Figure 4. Kinetics of H3K4 trimethylation and Prdm9 expression in testes of prepuberal mice.

(A) Top panel, distribution of COs and positions of STSs used for chromatin analysis along the Psmb9 hotspot, from . The fraction of chromatin bound to H3K4me3, normalized to STS1 (the 5′ most flanking STS), was determined along the Psmb9 hotspot in whole testes from prepuberal R209 mice, as described previously . Data in 9 dpp mice are from . (B) Steady-state levels of Spo11 (white) and Prdm9 (full length, gray) transcripts were determined in whole testes from 4 to 18 dpp R209 mice. Given that the first wave of entry into meiosis is relatively synchronous, the decrease in Prdm9 transcript levels at 13 and 14 dpp may indicate a transient expression of Prdm9 at the beginning of meiotic prophase (10–12 dpp). The significant increase detected later at 18 dpp parallels the second wave of entry into meiosis.

Figure 5. Model of hotspot specification by PRDM9.

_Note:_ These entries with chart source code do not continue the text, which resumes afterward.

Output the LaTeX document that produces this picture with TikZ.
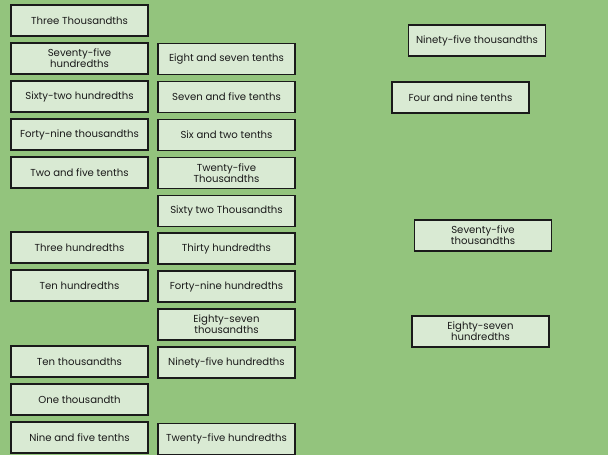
\documentclass[tikz,border=0pt]{standalone}
\usepackage{fontspec}
\setmainfont{Poppins}
\definecolor{board}{HTML}{93C47D}
\definecolor{card}{HTML}{D9EAD3}
\definecolor{ink}{HTML}{1A1A1A}
\tikzset{
	card/.style={draw=ink, fill=card, line width=0.9pt, text=ink,
		minimum width=102.75pt, minimum height=23.25pt, inner sep=1pt,
		align=center, font=\fontsize{7.6}{8.4}\selectfont},
}

\begin{document}
\begin{tikzpicture}[x=0.75pt, y=-0.75pt]
		%%%%% START %%%%%
		
		\fill[board] (0, 0) rectangle (608, 455);
		
		% left column
		\node[card] (threeThou) at (79.5, 20.5) {Three Thousandths};
		\node[card] (sevFiveHun) at (79.5, 58.5) {Seventy-five\\hundredths};
		\node[card] (sixTwoHun) at (79.5, 96.5) {Sixty-two hundredths};
		\node[card] (forNineThou) at (79.5, 134.5) {Forty-nine thousandths};
		\node[card] (twoFiveTen) at (79.5, 172.5) {Two and five tenths};
		\node[card] (threeHun) at (79.5, 247.5) {Three hundredths};
		\node[card] (tenHun) at (79.5, 285.5) {Ten hundredths};
		\node[card] (tenThou) at (79.5, 361.5) {Ten thousandths};
		\node[card] (oneThou) at (79.5, 399.5) {One thousandth};
		\node[card] (nineFiveTen) at (79.5, 437.5) {Nine and five tenths};
		
		% middle column
		\node[card] (eightSevTen) at (226.5, 59) {Eight and seven tenths};
		\node[card] (sevFiveTen) at (226.5, 97) {Seven and five tenths};
		\node[card] (sixTwoTen) at (226.5, 135) {Six and two tenths};
		\node[card] (twFiveThou) at (226.5, 173) {Twenty-five\\Thousandths};
		\node[card] (sixTwoThou) at (226.5, 211) {Sixty two Thousandths};
		\node[card] (thirtyHun) at (226.5, 248.5) {Thirty hundredths};
		\node[card] (forNineHun) at (226.5, 286.5) {Forty-nine hundredths};
		\node[card] (eigSevThou) at (226.5, 324.5) {Eighty-seven\\thousandths};
		\node[card] (ninFiveHun) at (226.5, 362.5) {Ninety-five hundredths};
		\node[card] (twFiveHun) at (226.5, 439) {Twenty-five hundredths};
		
		% right side
		\node[card] (ninFiveThou) at (477, 40.5) {Ninety-five thousandths};
		\node[card] (fourNineTen) at (460.5, 97.5) {Four and nine tenths};
		\node[card] (sevFiveThou) at (483, 235.5) {Seventy-five\\thousandths};
		\node[card] (eigSevHun) at (480.5, 331.5) {Eighty-seven\\hundredths};
		
		%%%%% END %%%%%
\end{tikzpicture}
\end{document}
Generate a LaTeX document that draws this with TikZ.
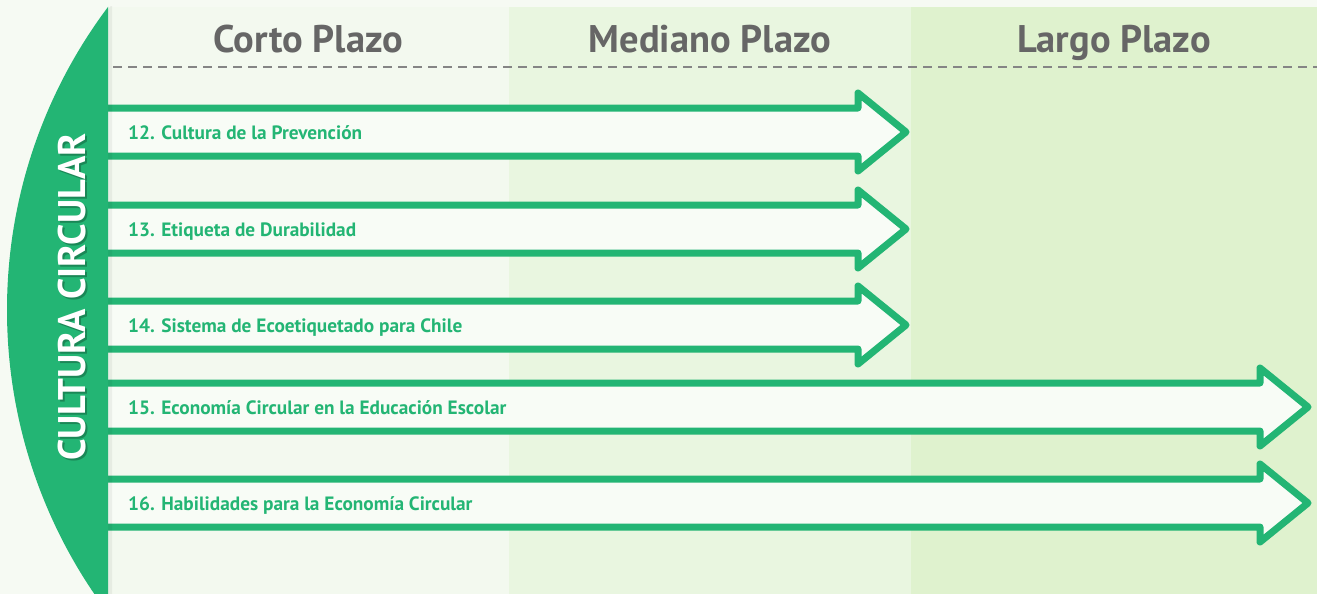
\documentclass[tikz,border=0pt]{standalone}
\usepackage{fontspec}
\setmainfont{PT Sans}
\usetikzlibrary{shadows}
\definecolor{ccgreen}{RGB}{35,181,116}
\definecolor{headgray}{RGB}{102,102,102}
\definecolor{pagebg}{RGB}{246,250,243}
\definecolor{colone}{RGB}{243,249,239}
\definecolor{coltwo}{RGB}{233,246,224}
\definecolor{colthree}{RGB}{223,242,206}
\definecolor{barfill}{RGB}{248,252,246}

\begin{document}
\begin{tikzpicture}[x=1pt,y=1pt,
  bar/.style={draw=ccgreen,line width=7pt,line join=round,fill=barfill,
    drop shadow={shadow xshift=1.5pt,shadow yshift=-3pt,opacity=.18}},
  item/.style={anchor=base west,inner sep=0pt,text=ccgreen,
    font=\bfseries\fontsize{19.3}{22}\selectfont},
  term/.style={anchor=base,inner sep=0pt,text=headgray,
    font=\bfseries\fontsize{38.5}{44}\selectfont}]
\useasboundingbox (0,0) rectangle (1317,-594);
\fill[pagebg] (0,0) rectangle (1317,-594);
\fill[colone] (108,-7) rectangle (509,-594);
\fill[coltwo] (509,-7) rectangle (911,-594);
\fill[colthree] (911,-7) rectangle (1317,-594);

\node (corto)   [term] at (308.5,-53) {Corto Plazo};
\node (mediano) [term] at (710,-53)   {Mediano Plazo};
\node (largo)   [term] at (1114,-53)  {Largo Plazo};
\draw[headgray!80,line width=1.5pt,dash pattern=on 9pt off 6pt] (113,-67) -- (1317,-67);

\draw[bar] (104,-108) -- (858,-108) -- (858,-93) -- (906,-132) -- (858,-171) -- (858,-156) -- (104,-156);
\draw[bar] (104,-205) -- (858,-205) -- (858,-190) -- (906,-229) -- (858,-268) -- (858,-253) -- (104,-253);
\draw[bar] (104,-301) -- (858,-301) -- (858,-286) -- (906,-325) -- (858,-364) -- (858,-349) -- (104,-349);
\draw[bar] (104,-383) -- (1260,-383) -- (1260,-368) -- (1308,-407) -- (1260,-446) -- (1260,-431) -- (104,-431);
\draw[bar] (104,-479) -- (1260,-479) -- (1260,-464) -- (1308,-503) -- (1260,-542) -- (1260,-527) -- (104,-527);

\node (a12) [item] at (128,-139) {12. Cultura de la Prevención};
\node (a13) [item] at (128,-236) {13. Etiqueta de Durabilidad};
\node (a14) [item] at (128,-332) {14. Sistema de Ecoetiquetado para Chile};
\node (a15) [item] at (128,-414) {15. Economía Circular en la Educación Escolar};
\node (a16) [item] at (128,-510) {16. Habilidades para la Economía Circular};

\begin{scope}
\clip (0,-7) rectangle (112,-594);
\fill[black,opacity=.05] (514,-310) circle[radius=505];
\clip (0,-7) rectangle (108,-594);
\fill[ccgreen] (512,-310) circle[radius=505];
\end{scope}
\node (shade) [rotate=90,anchor=base,inner sep=0pt,text=black,opacity=.25,
  font=\bfseries\fontsize{38.5}{44}\selectfont] at (87,-299) {CULTURA CIRCULAR};
\node (culture) [rotate=90,anchor=base,inner sep=0pt,text=white,
  font=\bfseries\fontsize{38.5}{44}\selectfont] at (85,-297) {CULTURA CIRCULAR};
\end{tikzpicture}
\end{document}
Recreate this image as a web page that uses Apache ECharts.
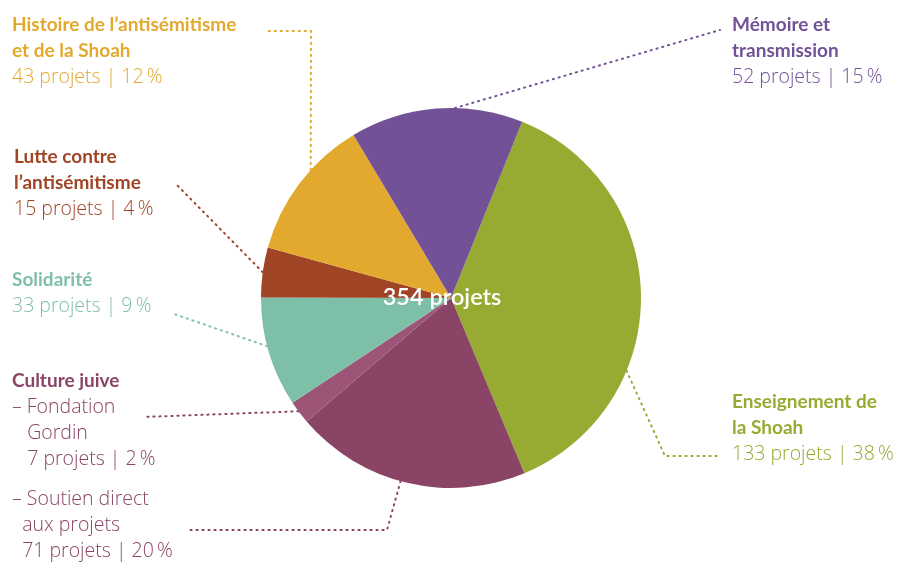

(A) The DNA and several nucleosomes are represented. A DNA sequence motif recognized by PRDM9 is represented in green. (B) PRDM9 binds to its target DNA motif through the zinc finger array and catalyzes H3K4me3 (orange). (C) A protein partner of PRDM9 may catalyze another post-translational histone modification (grey), allowing for the formation of a hotspot-specific signature. (D) PRDM9, a partner, or other component of the chromatin may recruit the recombination initiation complex containing SPO11 or may create a favorable chromatin environment allowing access of SPO11 to the DNA. (E) A DSB is formed by SPO11 and triggers the phosphorylation of histone H2Ax (yellow) in the surrounding nucleosomes. The DSB is then repaired by homologous recombination and lead to a CO or to gene conversion without CO.